In this sense, one of the tools used against Hungary are NGOs linked to George Soros’ Open Society. The Hungarian government tried to demand transparency from these NGOs to know how much money they received in donations from abroad, but this law faced strong opposition from Brussels and a few NGOs, was challenged in court and Hungary lost the case. “Currently they only have to register their income electronically when it is over 30,000 euros. There are a number of NGOs in the EU that have a lot of financial resources with which they can influence public opinion, and it is this capacity that makes this transparency necessary. There are 60,000 NGOs in Hungary, but only a dozen of them belong to this network, and only they opposed the law. This is also an important signal that they have a very good network in the Commission, and we can see this in the report on the rule of law. There are 23 NGOs from this circle that are sources for this report and there are 60 references to their findings. The Commission simply copied and pasted their reports without any further analysis. This is not a phenomenon unique to Hungary, but also affects other conservative governments, and consequently the credibility of the Commission is at stake”.

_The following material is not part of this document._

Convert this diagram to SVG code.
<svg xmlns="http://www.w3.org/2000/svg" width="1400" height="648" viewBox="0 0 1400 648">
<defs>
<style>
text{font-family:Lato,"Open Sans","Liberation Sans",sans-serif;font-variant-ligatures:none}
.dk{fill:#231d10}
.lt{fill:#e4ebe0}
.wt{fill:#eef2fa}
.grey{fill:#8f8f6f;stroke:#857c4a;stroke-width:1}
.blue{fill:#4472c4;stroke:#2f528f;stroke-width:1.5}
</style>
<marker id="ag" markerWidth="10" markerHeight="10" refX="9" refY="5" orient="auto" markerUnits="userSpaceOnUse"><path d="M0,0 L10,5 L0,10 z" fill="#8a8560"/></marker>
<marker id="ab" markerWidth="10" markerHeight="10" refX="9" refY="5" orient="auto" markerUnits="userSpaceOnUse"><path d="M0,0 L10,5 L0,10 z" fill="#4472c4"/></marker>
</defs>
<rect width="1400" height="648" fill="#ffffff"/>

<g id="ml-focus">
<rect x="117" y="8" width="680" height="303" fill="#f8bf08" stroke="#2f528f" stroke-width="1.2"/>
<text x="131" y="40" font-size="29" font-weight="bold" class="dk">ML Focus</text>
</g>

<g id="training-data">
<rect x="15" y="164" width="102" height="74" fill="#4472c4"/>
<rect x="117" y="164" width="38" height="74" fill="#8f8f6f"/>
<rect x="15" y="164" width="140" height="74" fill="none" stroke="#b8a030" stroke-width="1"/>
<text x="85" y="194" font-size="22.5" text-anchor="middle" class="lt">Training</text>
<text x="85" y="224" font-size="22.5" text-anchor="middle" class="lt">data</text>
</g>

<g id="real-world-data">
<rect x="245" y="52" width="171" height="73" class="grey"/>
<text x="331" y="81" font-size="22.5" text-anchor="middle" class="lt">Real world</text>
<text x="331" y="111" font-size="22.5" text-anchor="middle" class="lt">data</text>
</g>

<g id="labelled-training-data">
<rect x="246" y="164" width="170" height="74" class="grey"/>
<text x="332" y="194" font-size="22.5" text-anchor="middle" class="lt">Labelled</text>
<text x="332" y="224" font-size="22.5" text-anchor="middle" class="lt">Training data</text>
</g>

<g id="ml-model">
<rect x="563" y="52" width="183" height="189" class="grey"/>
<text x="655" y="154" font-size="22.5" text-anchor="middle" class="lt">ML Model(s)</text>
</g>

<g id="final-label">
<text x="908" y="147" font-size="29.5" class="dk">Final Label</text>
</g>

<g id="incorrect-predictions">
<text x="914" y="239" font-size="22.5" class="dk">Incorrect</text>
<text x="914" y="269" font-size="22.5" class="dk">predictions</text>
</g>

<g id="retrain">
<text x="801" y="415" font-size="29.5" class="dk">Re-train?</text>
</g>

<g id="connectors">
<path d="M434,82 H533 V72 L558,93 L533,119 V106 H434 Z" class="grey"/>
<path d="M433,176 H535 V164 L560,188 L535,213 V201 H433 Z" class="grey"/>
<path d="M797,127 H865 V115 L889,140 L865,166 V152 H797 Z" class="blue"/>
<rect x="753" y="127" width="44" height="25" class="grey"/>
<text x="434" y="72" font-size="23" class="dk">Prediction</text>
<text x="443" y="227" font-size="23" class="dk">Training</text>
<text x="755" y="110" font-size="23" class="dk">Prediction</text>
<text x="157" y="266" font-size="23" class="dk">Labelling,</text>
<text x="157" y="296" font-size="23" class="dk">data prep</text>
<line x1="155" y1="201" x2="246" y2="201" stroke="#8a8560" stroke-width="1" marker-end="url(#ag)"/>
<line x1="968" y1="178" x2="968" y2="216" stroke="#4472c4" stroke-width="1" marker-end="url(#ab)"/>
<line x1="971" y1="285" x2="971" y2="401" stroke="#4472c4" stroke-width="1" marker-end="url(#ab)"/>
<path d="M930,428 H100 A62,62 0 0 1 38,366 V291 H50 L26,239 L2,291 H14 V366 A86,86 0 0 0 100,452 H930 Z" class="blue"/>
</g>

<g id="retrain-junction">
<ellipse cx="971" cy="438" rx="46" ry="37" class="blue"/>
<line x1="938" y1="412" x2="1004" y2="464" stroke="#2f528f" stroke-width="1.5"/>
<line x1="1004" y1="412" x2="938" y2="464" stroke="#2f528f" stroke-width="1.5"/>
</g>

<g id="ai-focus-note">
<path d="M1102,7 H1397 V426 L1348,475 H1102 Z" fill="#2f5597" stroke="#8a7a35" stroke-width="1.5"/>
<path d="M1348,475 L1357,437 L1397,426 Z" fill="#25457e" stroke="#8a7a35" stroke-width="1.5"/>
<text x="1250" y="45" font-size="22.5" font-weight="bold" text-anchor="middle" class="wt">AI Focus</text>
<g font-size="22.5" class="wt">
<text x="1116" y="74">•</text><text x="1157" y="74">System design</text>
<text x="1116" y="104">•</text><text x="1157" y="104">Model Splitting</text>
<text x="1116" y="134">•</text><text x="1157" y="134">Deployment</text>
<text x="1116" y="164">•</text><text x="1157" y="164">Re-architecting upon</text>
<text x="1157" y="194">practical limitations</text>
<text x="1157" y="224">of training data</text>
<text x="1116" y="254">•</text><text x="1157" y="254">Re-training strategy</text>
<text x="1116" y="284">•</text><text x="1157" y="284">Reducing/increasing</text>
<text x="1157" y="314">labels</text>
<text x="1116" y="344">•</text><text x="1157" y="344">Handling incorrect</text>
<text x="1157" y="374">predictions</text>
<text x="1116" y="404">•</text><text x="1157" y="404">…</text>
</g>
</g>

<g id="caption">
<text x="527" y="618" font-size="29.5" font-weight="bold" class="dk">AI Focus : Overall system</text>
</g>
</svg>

However, all these ideological attacks on the Hungarian government are set against the indisputable fact of Hungary’s economic success, with GDP growth of 6.8% and unemployment below 4%, and an economy that, unlike in Spain, is at the service of the Hungarian people. “We came out of the financial crisis without IMF credit and so we were able to evolve in our own way. We have to be on the side of the people and not of the banks. In Hungary the price of gas, electricity and water is fixed to avoid any volatility in households. We fought against the liberalisation of these markets against the tide, because it was very progressive. Now we have the lowest prices in the EU”.

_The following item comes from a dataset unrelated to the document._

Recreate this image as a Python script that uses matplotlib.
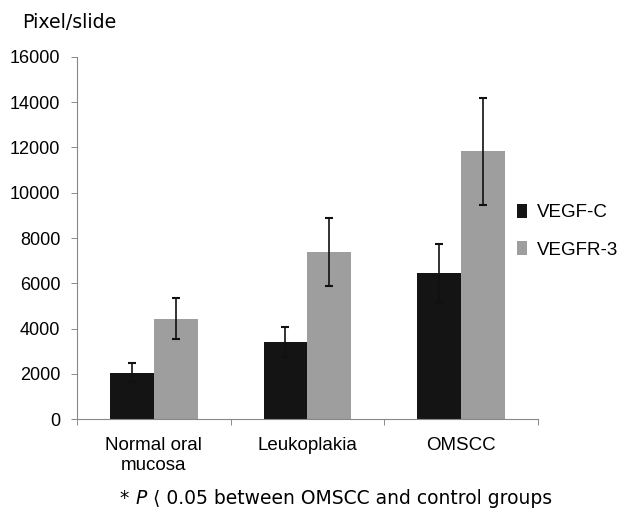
import matplotlib
matplotlib.use("Agg")
import matplotlib.pyplot as plt
from matplotlib.offsetbox import TextArea, HPacker, AnchoredOffsetbox
import numpy as np

categories = ["Normal oral\nmucosa", "Leukoplakia", "OMSCC"]
vegfc = [2050, 3400, 6450]
vegfc_err = [420, 660, 1300]
vegfr3 = [4430, 7370, 11830]
vegfr3_err = [900, 1500, 2370]
yticks = [0, 2000, 4000, 6000, 8000, 10000, 12000, 14000, 16000]

plt.rcParams['font.family'] = ['Liberation Sans', 'DejaVu Sans']
fig = plt.figure(figsize=(6.26, 5.13), dpi=100)
ax = fig.add_axes([0.123, 0.183, 0.736, 0.706])

x = np.arange(len(categories))
w = 0.285
ax.bar(x - w/2, vegfc, w, color='#141414', label='VEGF-C', zorder=2)
ax.bar(x + w/2, vegfr3, w, color='#9e9e9e', label='VEGFR-3', zorder=2)
ax.errorbar(x - w/2, vegfc, yerr=vegfc_err, fmt='none', ecolor='#111111',
            elinewidth=1.2, capsize=3, capthick=1.5, zorder=3)
ax.errorbar(x + w/2, vegfr3, yerr=vegfr3_err, fmt='none', ecolor='#111111',
            elinewidth=1.2, capsize=3, capthick=1.5, zorder=3)

ax.set_xlim(-0.5, 2.5)
ax.set_ylim(0, 16000)
ax.set_yticks(yticks)
ax.set_yticklabels([str(v) for v in yticks], fontsize=13)
ax.set_xticks([-0.5, 0.5, 1.5, 2.5])
ax.set_xticklabels([])
ax.set_xticks(x, minor=True)
ax.set_xticklabels(categories, minor=True, fontsize=13.5)
ax.tick_params(axis='x', which='minor', length=0, pad=13)
ax.tick_params(axis='x', which='major', length=4, width=0.6, color='#777777', direction='out')
ax.tick_params(axis='y', length=4, width=0.6, color='#777777', pad=8)

for s in ['top', 'right']:
    ax.spines[s].set_visible(False)
for s in ['left', 'bottom']:
    ax.spines[s].set_color('#888888')
    ax.spines[s].set_linewidth(0.8)
    ax.spines[s].set_linestyle((0, (2, 1)))

leg = ax.legend(loc='center left', bbox_to_anchor=(0.955, 0.519), frameon=False,
                fontsize=13.5, handlelength=0.55, handleheight=0.8, handletextpad=0.5,
                labelspacing=1.05, borderpad=0, borderaxespad=0)

fig.text(0.035, 0.957, "Pixel/slide", fontsize=13.7, ha='left', va='center',
         family=['DejaVu Sans'])

fp = dict(fontsize=13.5, family=['DejaVu Sans'])
parts = [TextArea("* ", textprops=fp),
         TextArea("P", textprops=dict(fp, style='italic')),
         TextArea(" \u27e8 0.05 between OMSCC and control groups", textprops=fp)]
box = HPacker(children=parts, pad=0, sep=0, align='baseline')
anch = AnchoredOffsetbox(loc='center', child=box, frameon=False, pad=0, borderpad=0,
                         bbox_to_anchor=(0.537, 0.029), bbox_transform=fig.transFigure)
fig.add_artist(anch)

fig.savefig("out.png", dpi=100, facecolor='white')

Nor has the confrontation with Brussels dented the European vocation of the Hungarian government, which is not considering the option of ‘Huxit’, an exit from the EU: “Absolutely not. It is in our Constitution and we have always been part of Europe. We are proud to have defended Europe with our blood and strength, faithfully protecting Europe from the Ottoman Empire. We were invaded and we expelled them. After the collapse of communism, we were able to join this community legally. We are from Central Europe and our mentality is European. I am European because I am Hungarian, if I were not Hungarian I could not be European”.

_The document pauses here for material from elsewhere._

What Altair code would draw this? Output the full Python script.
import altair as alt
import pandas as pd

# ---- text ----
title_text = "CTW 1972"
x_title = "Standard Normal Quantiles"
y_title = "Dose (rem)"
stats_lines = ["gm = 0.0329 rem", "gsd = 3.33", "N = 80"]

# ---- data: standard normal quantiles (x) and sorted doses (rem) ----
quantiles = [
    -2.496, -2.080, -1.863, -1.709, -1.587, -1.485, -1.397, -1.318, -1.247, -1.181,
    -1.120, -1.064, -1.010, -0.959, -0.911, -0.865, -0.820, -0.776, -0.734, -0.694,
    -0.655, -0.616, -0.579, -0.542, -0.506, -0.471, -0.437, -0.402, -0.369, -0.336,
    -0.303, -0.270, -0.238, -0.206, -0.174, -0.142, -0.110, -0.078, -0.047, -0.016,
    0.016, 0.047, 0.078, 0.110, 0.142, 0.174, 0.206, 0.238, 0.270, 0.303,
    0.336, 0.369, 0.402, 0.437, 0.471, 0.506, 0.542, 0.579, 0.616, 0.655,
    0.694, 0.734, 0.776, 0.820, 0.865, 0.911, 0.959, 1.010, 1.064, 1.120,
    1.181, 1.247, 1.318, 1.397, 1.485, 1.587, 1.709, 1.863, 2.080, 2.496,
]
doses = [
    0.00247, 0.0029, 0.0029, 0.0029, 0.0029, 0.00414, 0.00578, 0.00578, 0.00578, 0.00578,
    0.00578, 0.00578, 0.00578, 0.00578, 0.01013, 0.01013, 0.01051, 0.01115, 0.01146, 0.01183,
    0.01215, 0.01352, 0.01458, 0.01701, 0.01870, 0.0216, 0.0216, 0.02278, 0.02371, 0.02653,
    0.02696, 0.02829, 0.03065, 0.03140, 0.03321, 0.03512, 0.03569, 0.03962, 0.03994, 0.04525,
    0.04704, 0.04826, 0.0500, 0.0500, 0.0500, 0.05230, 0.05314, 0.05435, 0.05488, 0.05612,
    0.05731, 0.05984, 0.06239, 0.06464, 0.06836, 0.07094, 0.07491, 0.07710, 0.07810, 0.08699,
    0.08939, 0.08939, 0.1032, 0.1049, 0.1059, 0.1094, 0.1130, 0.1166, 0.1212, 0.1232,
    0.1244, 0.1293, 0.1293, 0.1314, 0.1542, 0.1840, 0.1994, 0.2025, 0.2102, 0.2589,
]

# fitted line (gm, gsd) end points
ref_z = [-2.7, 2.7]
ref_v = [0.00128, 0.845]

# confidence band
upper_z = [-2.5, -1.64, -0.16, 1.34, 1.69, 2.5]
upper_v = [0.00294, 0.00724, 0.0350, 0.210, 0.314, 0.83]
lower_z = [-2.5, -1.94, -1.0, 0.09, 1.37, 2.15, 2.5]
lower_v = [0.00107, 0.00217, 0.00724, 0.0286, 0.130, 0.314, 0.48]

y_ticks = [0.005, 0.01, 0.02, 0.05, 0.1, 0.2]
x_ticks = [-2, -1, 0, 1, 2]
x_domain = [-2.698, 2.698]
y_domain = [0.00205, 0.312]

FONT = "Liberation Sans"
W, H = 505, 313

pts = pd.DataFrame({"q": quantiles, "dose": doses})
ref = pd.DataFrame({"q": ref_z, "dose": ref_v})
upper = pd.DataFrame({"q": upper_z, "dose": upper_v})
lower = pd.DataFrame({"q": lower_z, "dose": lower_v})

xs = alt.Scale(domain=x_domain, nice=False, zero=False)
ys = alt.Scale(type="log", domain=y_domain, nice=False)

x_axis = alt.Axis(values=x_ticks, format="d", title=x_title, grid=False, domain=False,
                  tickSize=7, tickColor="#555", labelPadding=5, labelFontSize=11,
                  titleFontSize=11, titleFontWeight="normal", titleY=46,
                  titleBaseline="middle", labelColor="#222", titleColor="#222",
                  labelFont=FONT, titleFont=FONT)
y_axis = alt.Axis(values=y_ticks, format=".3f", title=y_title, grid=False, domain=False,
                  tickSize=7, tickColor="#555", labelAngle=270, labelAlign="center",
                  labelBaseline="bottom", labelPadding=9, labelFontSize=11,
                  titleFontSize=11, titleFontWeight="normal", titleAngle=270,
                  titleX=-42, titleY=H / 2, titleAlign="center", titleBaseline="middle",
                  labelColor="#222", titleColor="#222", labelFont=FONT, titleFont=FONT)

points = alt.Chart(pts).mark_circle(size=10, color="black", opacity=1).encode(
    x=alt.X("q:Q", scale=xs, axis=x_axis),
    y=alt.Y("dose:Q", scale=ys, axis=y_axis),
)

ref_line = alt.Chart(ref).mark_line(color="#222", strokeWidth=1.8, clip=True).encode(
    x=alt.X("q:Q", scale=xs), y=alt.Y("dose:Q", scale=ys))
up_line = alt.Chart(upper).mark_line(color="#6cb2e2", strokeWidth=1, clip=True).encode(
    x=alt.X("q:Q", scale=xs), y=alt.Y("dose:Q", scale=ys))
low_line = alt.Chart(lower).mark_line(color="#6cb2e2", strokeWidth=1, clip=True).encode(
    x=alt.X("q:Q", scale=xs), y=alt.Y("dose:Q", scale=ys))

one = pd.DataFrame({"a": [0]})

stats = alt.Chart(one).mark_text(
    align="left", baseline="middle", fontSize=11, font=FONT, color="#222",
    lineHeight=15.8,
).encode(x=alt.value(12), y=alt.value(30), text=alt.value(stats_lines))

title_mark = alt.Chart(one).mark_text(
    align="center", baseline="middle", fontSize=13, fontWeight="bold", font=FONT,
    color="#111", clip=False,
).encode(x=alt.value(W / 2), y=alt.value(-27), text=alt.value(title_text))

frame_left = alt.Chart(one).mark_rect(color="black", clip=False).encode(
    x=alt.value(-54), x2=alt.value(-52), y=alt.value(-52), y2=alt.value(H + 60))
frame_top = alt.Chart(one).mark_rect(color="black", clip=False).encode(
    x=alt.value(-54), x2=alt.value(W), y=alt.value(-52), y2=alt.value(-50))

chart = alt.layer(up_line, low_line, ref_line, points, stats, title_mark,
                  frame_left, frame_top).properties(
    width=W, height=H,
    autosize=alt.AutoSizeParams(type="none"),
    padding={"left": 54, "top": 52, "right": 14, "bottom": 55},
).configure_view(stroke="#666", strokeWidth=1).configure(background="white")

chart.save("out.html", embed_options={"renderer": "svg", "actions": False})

One might think that, in reality, the whole problem with Hungary is that it offers an “alternative” to the progressive liberal mainstream. “We have proved that in practice, in reality, there can be an alternative to liberal policies, that there can be a conservative democracy based on Christian freedom that respects everyone and is economically successful. We have proved that there is a pro-European, conservative alternative to liberal policies. And I think the danger we have is that we can be an example to others and be contagious. The European People’s Party is in constant challenge because it is in a crisis of leadership, in Spain the same thing is happening to the PP, the same thing is happening in Germany or in France. They are not loyal to their principles, being a conservative and Christian party, but their voters are still there, they have not disappeared, asking for real political representation. The Popular Party has become too liberal for them. There is a huge need for a real platform or alliance of conservative parties, and this will come”.